Tuesday, January 15, 2008

Barbirolli's Mahler

Pliable, who has been drawing attention to some of my favorite records, most notably that Mahler 9th with Bruno Maderna on BBC Legends, has done it one more time. John Barbirolli's Mahler 9th on EMI is an excellent recording of that piece.

There is more to Barbirolli's Mahler output than that incandescent 9th. A few important and very interesting such records are a 1960 7th with the Hallé Orchestra and a couple of Mahler 2nds, one from 1965 in Berlin and another from Stuttgart in 1970.

That 7th is very interesting indeed, and probably worth your time. Barbirolli's interpretations tend more toward, say, the Jascha Horenstein side of things than the Pierre Boulez side. Still, it is interesting and engaging to hear what he was making bands that weren't super-familiar with Mahler do in the 1960s. This isn't flawless playing, well, the live records aren't, but it's worth a listen.

Then pull out Gary Bertini and hear Mahler that is both expressive and precise.

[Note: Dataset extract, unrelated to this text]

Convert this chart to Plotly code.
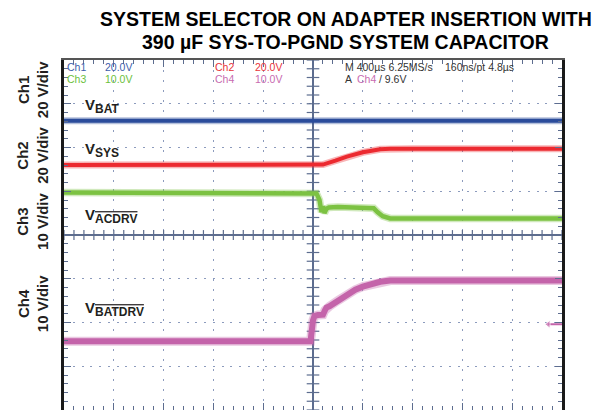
import numpy as np
import plotly.graph_objects as go

# ---- data: time in µs (400 µs/div), values in screen divisions ----
t_bat = [-2000, 2000]
v_bat = [2.61, 2.61]

t_sys = [-2000, 0, 80, 180, 272, 400, 540, 620, 800, 2000]
v_sys = [1.60, 1.60, 1.61, 1.70, 1.79, 1.89, 1.96, 1.97, 1.97, 1.97]

t_acdrv = [-2000, 0, 28, 52, 68, 80, 92, 108, 128, 200, 400, 488, 520, 560, 620, 2000]
v_acdrv = [0.97, 0.97, 0.95, 0.80, 0.52, 0.66, 0.50, 0.60, 0.63, 0.64, 0.63, 0.61, 0.52, 0.43, 0.38, 0.38]

t_batdrv = [-2000, -20, 0, 12, 40, 80, 96, 108, 132, 200, 272, 340, 400, 480, 540, 620, 2000]
v_batdrv = [-2.43, -2.43, -1.95, -1.85, -1.83, -1.82, -1.72, -1.66, -1.63, -1.50, -1.35, -1.25,
            -1.18, -1.11, -1.07, -1.04, -1.04]

trigger_level = -2.04

colors = ["#2b4c9b", "#ec2a30", "#7cc242", "#c464aa"]

X_RANGE = [-2000, 2000]
Y_RANGE = [-4, 4]
X_DIV, Y_DIV = 400, 1
GRID = "#8c9bbd"
AXC = "#5d6d8f"

fig = go.Figure()

# crosshair minor ticks (from the axis division settings)
cx = [v for v in np.arange(X_RANGE[0], X_RANGE[1] + 1, X_DIV / 5) if v != 0]
cy = [v for v in np.arange(Y_RANGE[0], Y_RANGE[1] + 0.001, Y_DIV / 5) if abs(v) > 1e-9]
fig.add_trace(go.Scatter(x=cx, y=[0] * len(cx), mode="markers", hoverinfo="skip",
                         marker=dict(symbol="line-ns", size=7, line=dict(width=1.2, color=AXC))))
fig.add_trace(go.Scatter(x=[0] * len(cy), y=cy, mode="markers", hoverinfo="skip",
                         marker=dict(symbol="line-ew", size=9, line=dict(width=1.2, color=AXC))))

def add_series(t, v, color, w):
    fig.add_trace(go.Scatter(x=t, y=v, mode="lines", hoverinfo="skip", opacity=0.35,
                             line=dict(color=color, width=w + 3)))
    fig.add_trace(go.Scatter(x=t, y=v, mode="lines", hoverinfo="skip",
                             line=dict(color=color, width=w)))

add_series(t_bat, v_bat, colors[0], 4)
add_series(t_sys, v_sys, colors[1], 4)
add_series(t_acdrv, v_acdrv, colors[2], 4.5)
add_series(t_batdrv, v_batdrv, colors[3], 6)

# trigger level marker
fig.add_trace(go.Scatter(x=[1890, 2000], y=[trigger_level, trigger_level], mode="lines+markers",
                         hoverinfo="skip", line=dict(color=colors[3], width=2),
                         marker=dict(symbol=["triangle-left", "circle"], size=[7, 0], color=colors[3])))

axis_common = dict(showticklabels=False, showgrid=True, gridcolor=GRID, gridwidth=1.2,
                   zeroline=True, zerolinecolor=AXC, zerolinewidth=1.6,
                   ticks="inside", tickcolor=AXC, ticklen=7, tickwidth=1.2,
                   showline=True, mirror="allticks")
fig.update_xaxes(range=X_RANGE, dtick=X_DIV, tick0=0, griddash="2px,7.96px",
                 minor=dict(dtick=X_DIV / 5, ticks="inside", ticklen=4, tickcolor=AXC, showgrid=False),
                 linecolor="#555555", linewidth=2, **axis_common)
fig.update_yaxes(range=Y_RANGE, dtick=Y_DIV, tick0=0, griddash="2px,6.75px",
                 minor=dict(dtick=Y_DIV / 5, ticks="inside", ticklen=4, tickcolor=AXC, showgrid=False),
                 linecolor="#1a1a1a", linewidth=3, **axis_common)

ann = []
FONT = "Liberation Sans, Arial, sans-serif"
# title
ann.append(dict(xref="paper", yref="paper", x=0.566, y=(410 - 19) / 350, xanchor="center", yanchor="middle",
                text="<b>SYSTEM SELECTOR ON ADAPTER INSERTION WITH</b>", showarrow=False,
                font=dict(family=FONT, size=19.5, color="#000000")))
ann.append(dict(xref="paper", yref="paper", x=0.566, y=(410 - 42) / 350, xanchor="center", yanchor="middle",
                text="<b>390 µF SYS-TO-PGND SYSTEM CAPACITOR</b>", showarrow=False,
                font=dict(family=FONT, size=19.5, color="#000000")))

# channel labels at left
ch_labels = ["Ch1<br>20 V/div", "Ch2<br>20 V/div", "Ch3<br>10 V/div", "Ch4<br>10 V/div"]
ch_y = [3.31, 1.81, 0.30, -1.58]
for txt, yy in zip(ch_labels, ch_y):
    ann.append(dict(xref="paper", yref="y", x=(33 - 64) / 498, y=yy, xanchor="center", yanchor="middle",
                    text="<b>" + txt + "</b>", textangle=-90, showarrow=False,
                    font=dict(family=FONT, size=15, color="#231f20")))

# trace labels
lbl_text = [
    "<b>V<sub><span style='font-size:12px'>BAT</span></sub></b>",
    "<b>V<sub><span style='font-size:12px'>SYS</span></sub></b>",
    "<b>V<sub><span style='font-size:12px;text-decoration:overline'>ACDRV</span></sub></b>",
    "<b>V<sub><span style='font-size:12px;text-decoration:overline'>BATDRV</span></sub></b>",
]
lbl_y = [2.95, 1.94, 0.43, -1.69]
for txt, yy in zip(lbl_text, lbl_y):
    ann.append(dict(xref="x", yref="y", x=-1847, y=yy, xanchor="left", yanchor="middle",
                    text=txt, showarrow=False, font=dict(family=FONT, size=15, color="#231f20")))

# scope header text
hdr = [
    ("Ch1", 65, 67, "#3d5eab"), ("20.0V", 103, 67, "#3d5eab"),
    ("Ch3", 65, 79, "#6cbf3c"), ("10.0V", 103, 79, "#6cbf3c"),
    ("Ch2", 213, 67, "#e8333a"), ("20.0V", 253, 67, "#e8333a"),
    ("Ch4", 213, 79, "#c86bb0"), ("10.0V", 253, 79, "#c86bb0"),
    ("M 400µs 6.25MS/s", 343, 67, "#333333"), ("160ns/pt 4.8µs", 443, 67, "#333333"),
    ("A", 343, 79, "#333333"), ("Ch4", 355, 79, "#c86bb0"), ("/ 9.6V", 377, 79, "#333333"),
]
for txt, px, py, col in hdr:
    ann.append(dict(xref="paper", yref="paper", x=(px - 64) / 498, y=(410 - py) / 350,
                    xanchor="left", yanchor="middle", text=txt, showarrow=False,
                    font=dict(family=FONT, size=10.5, color=col)))

# page body has an 8px margin: figure is offset so the plot lands at x 64-562, y 60-410
fig.update_layout(width=593, height=402, margin=dict(l=56, r=39, t=52, b=0),
                  paper_bgcolor="white", plot_bgcolor="white", showlegend=False,
                  annotations=ann)

fig.write_html("out.html")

At 7:07 PM, Anonymous Anonymous said...

And what of the incredible record of the Tragic made in the late '60s with the Philharmonia?
For me it's the darkest, most deliberate account of the work ever made, though views on it are somewhat polarized.
At the very least it deserves respect. The sheer power of it is staggering (perhaps *too* tragic?).

At 11:14 PM, Blogger Derek Lim said...

It's a great recording, but the Andante moderato comes first, which I dislike and find unnatural. Even with all the arguments for and against each side (Andante/Scherzo vs Scherzo/Andante) I find myself yearning to hear the Scherzo first and have that beautiful Andante broken by the entrance of the Finale.